また、今年の調査では1週間にわたって毎日、早朝と夕方に池の水面付近の水温とpHの値の測定を初めて行った。問
次の文は、調査の後に科学部で行った話し合いの一部である。吉田「今年の調査から推定されるA池の個体数は( )匹だったので、先輩たちが昨年調査した結果と比べると減少しているね。なぜだろうね。」
文中の( )にあてはまる値を求めなさい。ただし、調査を行った1週間でフナの個体数の増減がなく、また、目印をつけた個体は、目印がなくならず、池の中に一様に分散したものとする。
答え:2500
こちらは、数学で出題されてもおかしくない内容の問題となっています。
数学で言うと教科書レベルの問題なので、難問ではないのですが、理科の入試問題として出題されたことで戸惑った受験生も多かったはずです。
この他にも、社会の記述問題として定番の「冬に日本海側で雪が多く降る理由」が、愛媛県の理科に出題されるなど、教科の壁はどんどん低くなっています。
勉強を「バラバラの5科目が集まったもの」と考えるのではなく、「すべてに繫がりがある1つのもの」として捉える柔軟さが、今後の高校入試では必要になってくるのかもしれませんね・・・!
全国的な理科の入試傾向を見て対策しよう!
いかがでしたでしょうか?
理科の公立高校入試は、受験する都道府県によって出題問題の単元に傾向があります。
例えば、大阪府であれば、2015~2019年の問題出現回数は以下のようになっています。

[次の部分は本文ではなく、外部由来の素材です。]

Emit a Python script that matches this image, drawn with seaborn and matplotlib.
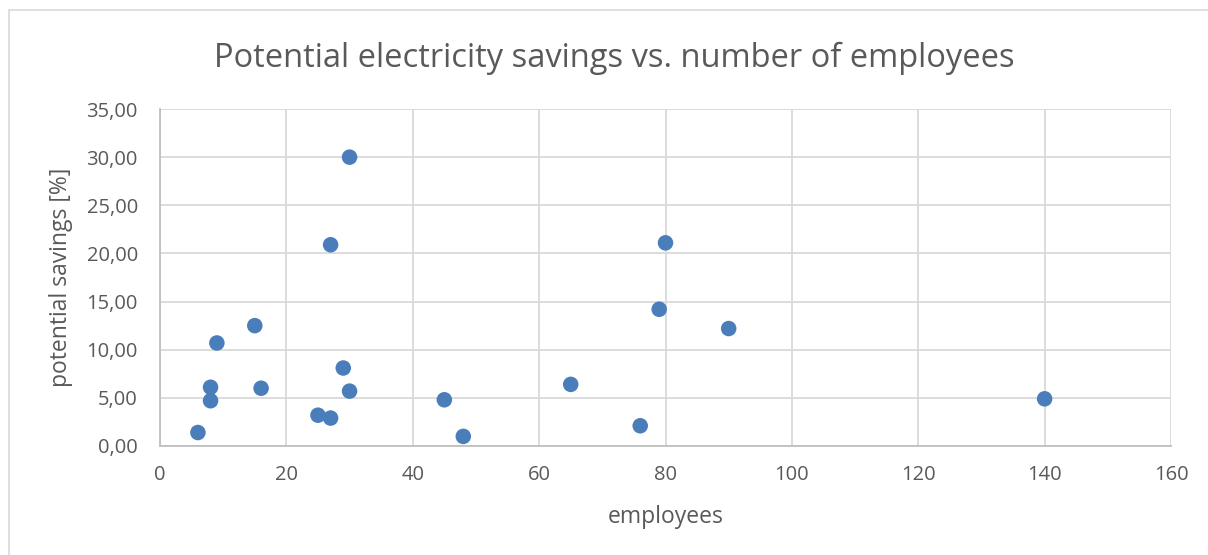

※○で囲まれた数字は、直近の2019年度に出題があったことを表します。
単元 | 出題回数(回) | |
---|---|---|
物理 | 光と音 | 1 |
水圧・浮力 | 1 | |
電流・磁界 | ③ | |
力のつり合い・仕事とエネルギー | ② | |
化学 | 密度 | 0 |
質量パーセント濃度 | 2 | |
酸化と還元 | ① | |
水溶液とイオン | 3 | |
生物 | 植物の光合成・呼吸・蒸散 | 0 |
生命を維持するはたらき | ② | |
遺伝の規則性と遺伝子 | 2 | |
地学 | 地震 | 1 |
日周運動・星座の年周運動 | 1 | |
太陽系と惑星 | ② |
基本的には、この傾向を見て、出題されやすい問題を重点的に勉強していきましょう!
ただし、上にも述べたように「地学」などは近年問題が難しくなり、入試頻出ではなかった用語も出題されるようになってきています。